AIM:
Spot every line with the word "this" and return it.

EXERCISE DATA:
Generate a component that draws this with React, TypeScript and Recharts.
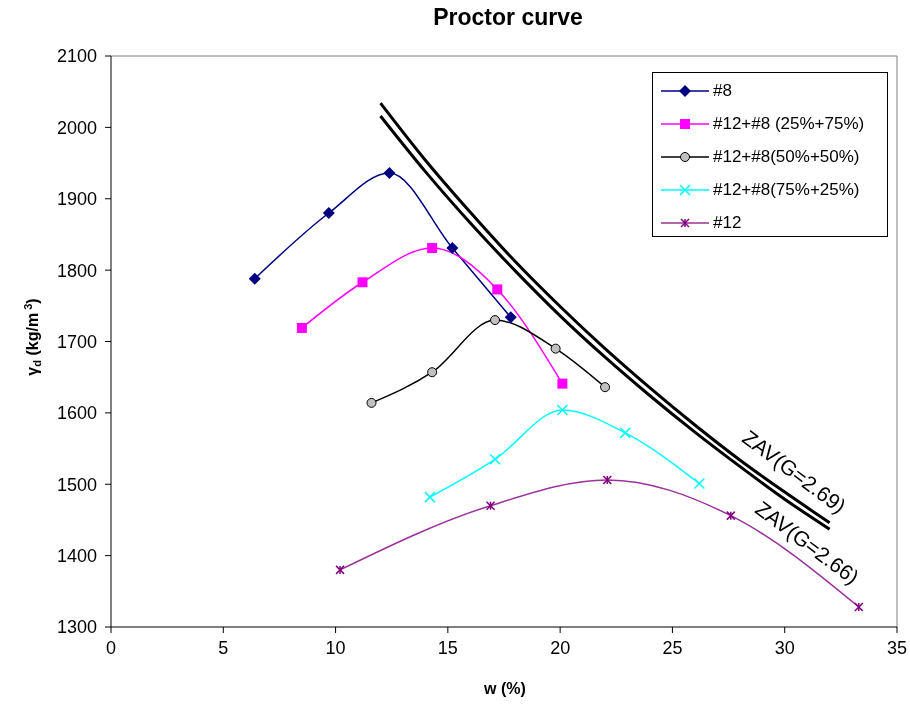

* * *

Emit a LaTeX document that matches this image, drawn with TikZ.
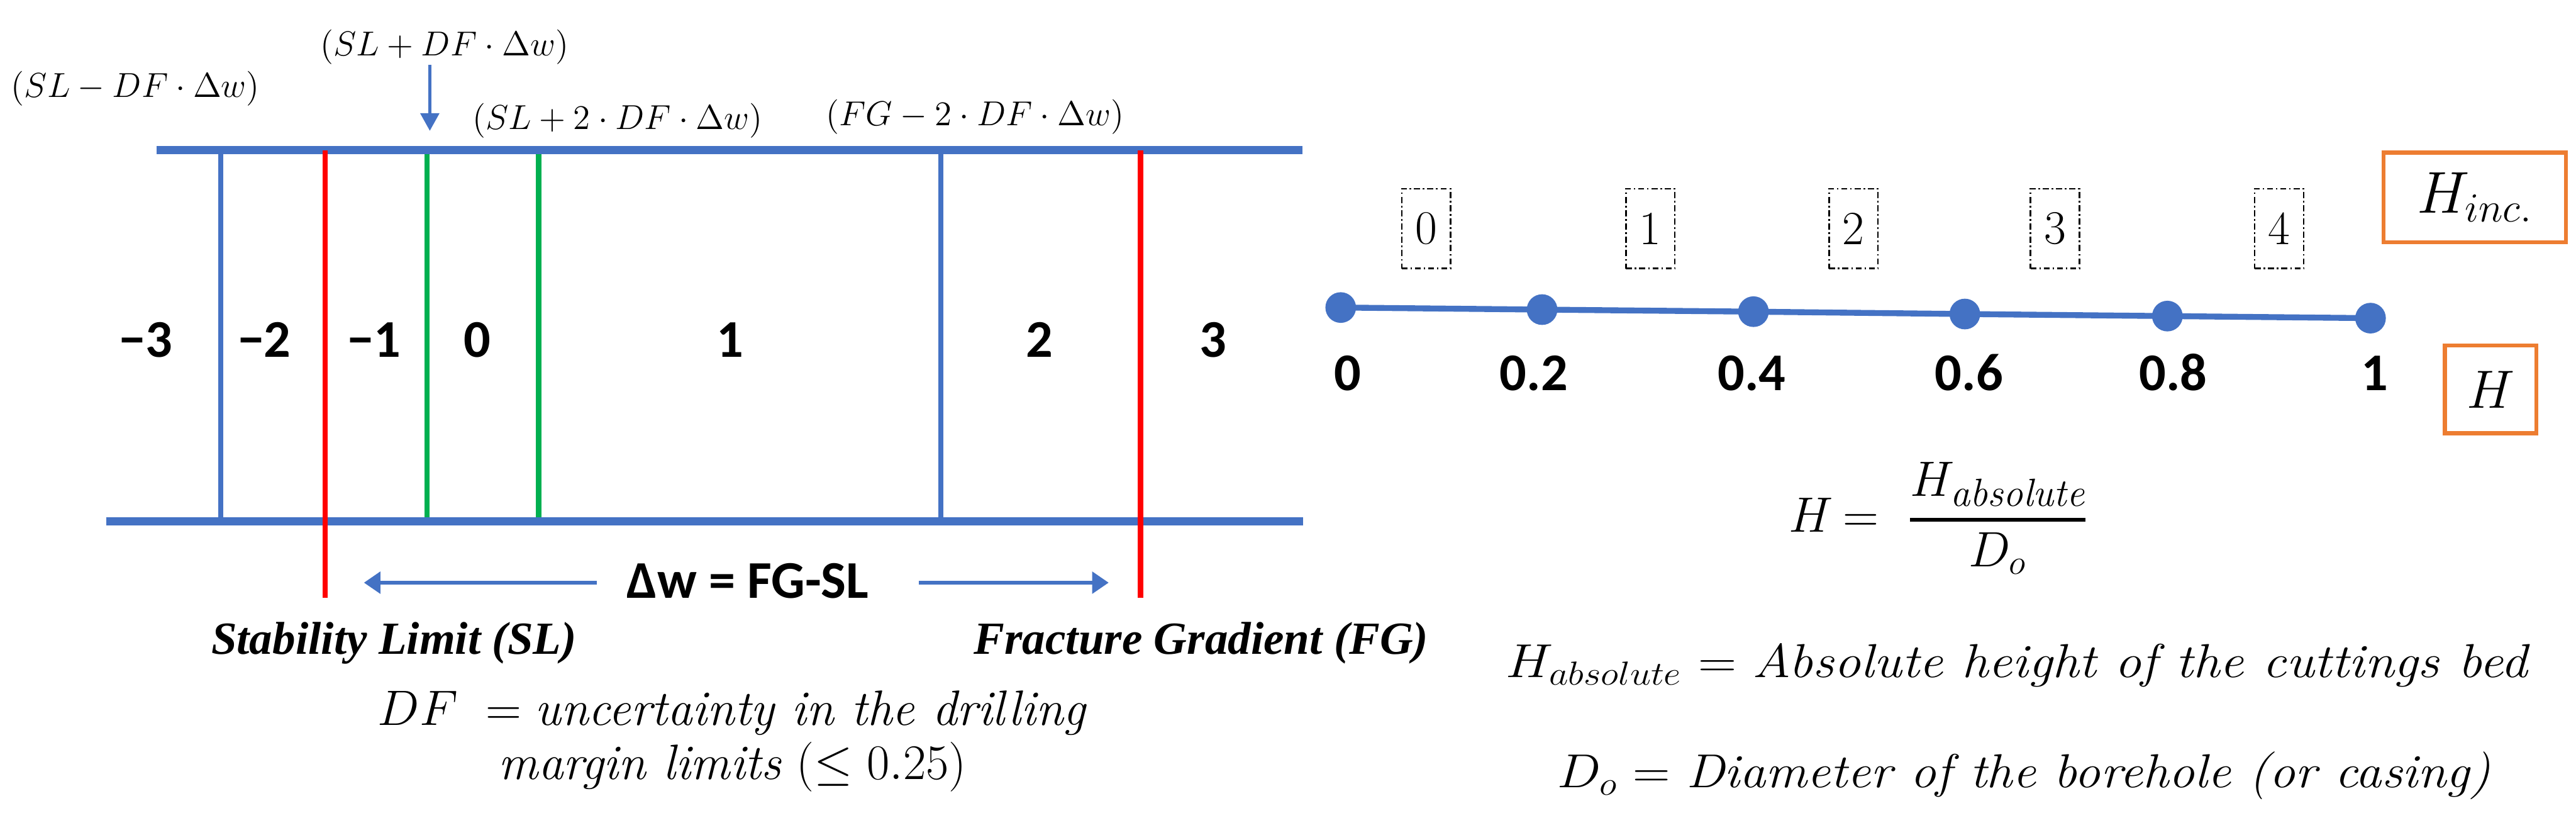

---

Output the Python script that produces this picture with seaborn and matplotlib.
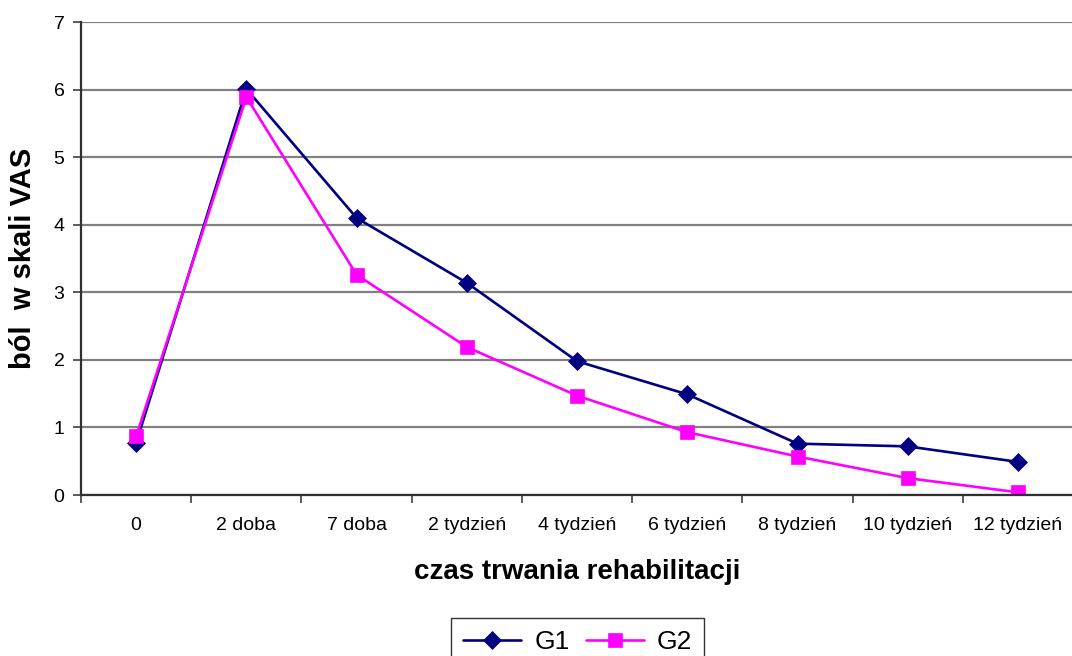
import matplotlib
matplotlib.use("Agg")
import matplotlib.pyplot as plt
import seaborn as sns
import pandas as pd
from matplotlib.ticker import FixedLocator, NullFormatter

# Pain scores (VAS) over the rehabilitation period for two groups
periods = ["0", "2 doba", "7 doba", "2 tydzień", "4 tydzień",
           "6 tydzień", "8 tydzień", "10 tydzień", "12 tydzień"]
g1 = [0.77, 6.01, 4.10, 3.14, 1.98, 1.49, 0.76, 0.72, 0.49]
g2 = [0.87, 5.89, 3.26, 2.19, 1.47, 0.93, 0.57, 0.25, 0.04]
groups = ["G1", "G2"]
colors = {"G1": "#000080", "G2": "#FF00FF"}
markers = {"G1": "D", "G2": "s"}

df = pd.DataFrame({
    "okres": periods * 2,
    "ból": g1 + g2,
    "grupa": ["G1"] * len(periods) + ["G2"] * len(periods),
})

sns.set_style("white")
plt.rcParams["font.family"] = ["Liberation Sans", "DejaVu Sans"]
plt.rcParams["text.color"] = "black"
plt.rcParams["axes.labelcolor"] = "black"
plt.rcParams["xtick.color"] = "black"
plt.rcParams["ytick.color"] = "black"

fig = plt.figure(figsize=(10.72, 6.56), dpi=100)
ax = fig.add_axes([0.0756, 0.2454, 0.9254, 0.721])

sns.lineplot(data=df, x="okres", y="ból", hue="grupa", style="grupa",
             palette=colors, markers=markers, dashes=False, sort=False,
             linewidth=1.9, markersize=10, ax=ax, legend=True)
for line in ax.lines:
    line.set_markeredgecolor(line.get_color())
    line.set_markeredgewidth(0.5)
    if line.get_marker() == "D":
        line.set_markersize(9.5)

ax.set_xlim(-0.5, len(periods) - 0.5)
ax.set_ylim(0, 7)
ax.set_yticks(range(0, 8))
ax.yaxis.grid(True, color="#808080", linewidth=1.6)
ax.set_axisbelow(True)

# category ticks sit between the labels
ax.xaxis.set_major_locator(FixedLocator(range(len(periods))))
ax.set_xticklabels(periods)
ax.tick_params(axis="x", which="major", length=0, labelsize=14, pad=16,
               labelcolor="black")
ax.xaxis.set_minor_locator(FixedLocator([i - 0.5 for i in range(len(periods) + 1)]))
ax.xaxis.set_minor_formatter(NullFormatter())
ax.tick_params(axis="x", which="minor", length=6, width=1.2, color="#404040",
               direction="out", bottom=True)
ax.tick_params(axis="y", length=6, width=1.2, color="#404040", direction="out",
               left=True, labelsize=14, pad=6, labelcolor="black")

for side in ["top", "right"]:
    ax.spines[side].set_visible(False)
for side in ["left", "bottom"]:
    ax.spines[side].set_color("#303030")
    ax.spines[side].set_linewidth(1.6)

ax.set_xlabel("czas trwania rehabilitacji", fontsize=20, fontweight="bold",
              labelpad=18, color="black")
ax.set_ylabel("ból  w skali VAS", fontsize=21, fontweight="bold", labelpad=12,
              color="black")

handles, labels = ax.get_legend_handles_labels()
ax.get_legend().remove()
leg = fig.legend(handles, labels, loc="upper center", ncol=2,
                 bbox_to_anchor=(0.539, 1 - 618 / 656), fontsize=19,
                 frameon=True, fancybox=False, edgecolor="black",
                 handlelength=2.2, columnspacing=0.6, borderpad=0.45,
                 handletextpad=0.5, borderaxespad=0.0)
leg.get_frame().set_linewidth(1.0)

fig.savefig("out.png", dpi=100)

TASK OUTPUT:
Generate a component that draws this with React, TypeScript and Recharts.
Emit a LaTeX document that matches this image, drawn with TikZ.
Output the Python script that produces this picture with seaborn and matplotlib.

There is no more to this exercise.